Original proposal in 1990

Clinical Stage I
 Asymptomatic
 Generalised lymphadenopathy
 In some cases symptoms similar to those of cold flue would be manifested.
Performance scale: 1: asymptomatic, normal activity.

Clinical Stage II
 Weight loss, < 10% of body weight
 Minor mucocutaneous manifestations (seborrheic dermatitis, prurigo, fungal nail infections, recurrent oral ulcerations, angular cheilitis)
 Herpes zoster within the last five years
 Recurrent upper respiratory tract infections (i.e. bacterial sinusitis)

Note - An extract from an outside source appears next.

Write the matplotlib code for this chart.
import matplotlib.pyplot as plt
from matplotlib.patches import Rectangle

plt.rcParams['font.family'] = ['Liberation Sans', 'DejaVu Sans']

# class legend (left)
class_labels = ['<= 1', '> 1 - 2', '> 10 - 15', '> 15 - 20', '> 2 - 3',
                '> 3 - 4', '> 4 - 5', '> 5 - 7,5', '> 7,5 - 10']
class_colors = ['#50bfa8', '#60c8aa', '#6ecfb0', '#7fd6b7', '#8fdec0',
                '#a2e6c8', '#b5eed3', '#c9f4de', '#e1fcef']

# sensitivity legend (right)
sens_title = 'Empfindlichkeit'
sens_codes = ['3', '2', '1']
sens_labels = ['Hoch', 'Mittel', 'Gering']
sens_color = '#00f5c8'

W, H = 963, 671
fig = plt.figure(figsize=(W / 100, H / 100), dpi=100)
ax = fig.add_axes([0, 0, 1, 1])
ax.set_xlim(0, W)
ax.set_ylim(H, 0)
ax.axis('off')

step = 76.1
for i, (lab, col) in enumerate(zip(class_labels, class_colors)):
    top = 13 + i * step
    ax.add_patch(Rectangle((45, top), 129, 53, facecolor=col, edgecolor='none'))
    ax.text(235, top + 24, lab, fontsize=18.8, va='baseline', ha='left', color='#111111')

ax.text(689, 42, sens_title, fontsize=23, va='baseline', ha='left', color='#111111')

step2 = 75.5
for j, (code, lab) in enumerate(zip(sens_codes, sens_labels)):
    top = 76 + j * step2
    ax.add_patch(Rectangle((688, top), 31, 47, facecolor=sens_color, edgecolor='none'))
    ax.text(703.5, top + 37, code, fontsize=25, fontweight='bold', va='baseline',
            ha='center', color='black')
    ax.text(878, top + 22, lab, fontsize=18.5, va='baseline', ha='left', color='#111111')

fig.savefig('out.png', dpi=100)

And/or performance scale 2: symptomatic, normal activity.

Clinical Stage III
 Weight loss, > 10% of body weight
 Unexplained chronic diarrhoea > 1 month
 Unexplained prolonged fever (intermittent or constant), > 1 month
 Oral [candidiasis] ([thrush])
 Oral hairy leucoplakia
 Pulmonary tuberculosis
 Severe bacterial infections (i.e. pneumonia, pyomyositis)

And/or performance scale 3: bedridden < 50% of the day during last month.

Clinical Stage IV
The declaration of AIDS
 HIV wasting syndrome *
 Pneumocystis carinii pneumonia
 Toxoplasmosis of the brain
 Cryptosporidiosis with diarrhoea > 1 month
 Cryptococcosis, extrapulmonary
 Cytomegalovirus disease of an organ other than liver, spleen or lymph node (ex: retinitis)
 Herpes simplex virus infection, mucocutaneous (>1 month) or visceral
 Progressive multifocal leucoencephalopathy
 Any disseminated endemic mycosis
 Candidiasis of esophagus, trachea, bronchi
 Atypical mycobacteriosis, disseminated or lungs
 Non-typhoid Salmonella septicemia
 Extrapulmonary tuberculosis
 Lymphoma
 Kaposi's sarcoma
 HIV encephalopathy **

And/or performance scale 4: bedridden > 50% of the day during last month.

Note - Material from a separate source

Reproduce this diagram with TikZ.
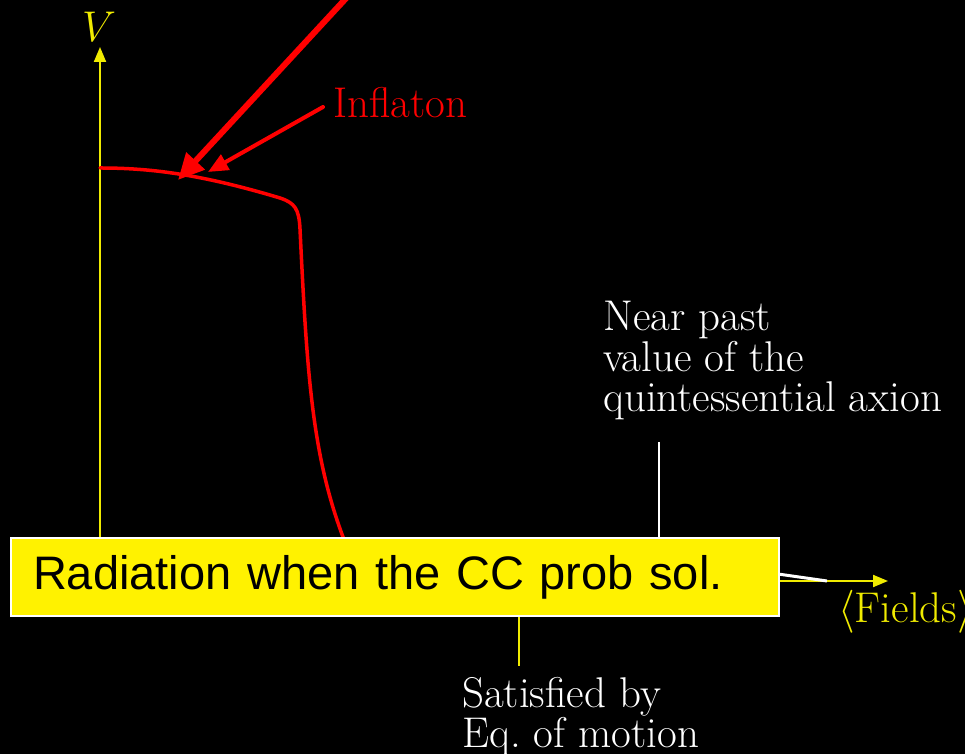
\documentclass[tikz,border=0pt]{standalone}
\usepackage{fix-cm}
\usepackage{fontspec}
\newfontfamily\boxfont{Liberation Sans}
\usetikzlibrary{arrows.meta}
\definecolor{axisyellow}{RGB}{240,235,0}
\definecolor{curvered}{RGB}{255,0,0}
\begin{document}
\begin{tikzpicture}[x=1pt,y=1pt,
  lbl/.style={inner sep=0pt, font=\fontsize{43}{40.5}\selectfont, align=left},
  axisline/.style={draw=axisyellow, line width=2pt, -{Triangle[length=15pt,width=12pt]}},
  potential/.style={draw=curvered, line width=3.5pt, line cap=round},
  pointer/.style={draw=curvered, line width=#1, line cap=round},
  guide/.style={draw=white, line width=2pt},
  banner/.style={draw=white, line width=2pt, fill=yellow, inner xsep=22pt,
    text width=724pt, minimum height=78pt, align=left, anchor=west,
    font=\boxfont\fontsize{47}{50}\selectfont}
]
% background and page size
\fill[black] (0,0) rectangle (965,754);
\useasboundingbox (0,0) rectangle (965,754);

% axes
\coordinate (origin) at (100,173);
\coordinate (vtop) at (100,707);
\coordinate (xend) at (888,173);
\draw[axisline] (origin) -- (vtop);
\draw[axisline] (origin) -- (xend);
\node[lbl, text=axisyellow] (vlabel) at (99,727) {$V$};
\node[lbl, text=axisyellow, anchor=west] (fields) at (838,142) {$\langle$Fields$\rangle$};

% inflaton potential
\draw[potential] (100,586) .. controls (150,586) and (200,580) .. (280,556)
  .. controls (295,551) and (299,545) .. (300,525)
  .. controls (307,380) and (312,300) .. (343,217) -- (352,190);

% pointers to the plateau
\coordinate (bigfrom) at (350,760);
\coordinate (bigtip) at (178,574);
\draw[pointer=6pt, -{Triangle[length=26pt,width=24pt]}] (bigfrom) -- (bigtip);
\node[lbl, text=curvered, anchor=west] (inflaton) at (333,651) {Inflaton};
\coordinate (smallfrom) at (323,647);
\coordinate (smalltip) at (208,582);
\draw[pointer=4pt, -{Triangle[length=20pt,width=17pt]}] (smallfrom) -- (smalltip);

% quintessential axion value and equation-of-motion marker
\node[lbl, text=white, anchor=north west] (nearpast) at (603,453)
  {Near past\\value of the\\quintessential axion};
\coordinate (qtop) at (659,312);
\coordinate (qbase) at (659,173);
\draw[guide] (qtop) -- (qbase);
\coordinate (qslopefrom) at (740,185.4);
\coordinate (qslopeto) at (827,173);
\draw[draw=white, line width=3pt] (qslopefrom) -- (qslopeto);

\coordinate (eomtop) at (519,173);
\coordinate (eombottom) at (519,88);
\draw[draw=axisyellow, line width=2pt] (eomtop) -- (eombottom);
\node[lbl, text=white, anchor=north west] (eom) at (462,77)
  {Satisfied by\\Eq.~of motion};

% banner
\node[banner] (radiation) at (10,177) {Radiation when the CC prob sol.};
\end{tikzpicture}
\end{document}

(*) HIV wasting syndrome: weight loss of > 10% of body weight, plus either unexplained chronic diarrhoea (> 1 month) or chronic weakness and unexplained prolonged fever (> 1 month).

(**) HIV encephalopathy: clinical findings of disabling cognitive and/or motor dysfunction interfering with activities of daily living, progressing over weeks to months, in the absence of a concurrent illness or condition other than HIV infection which could explain the findings.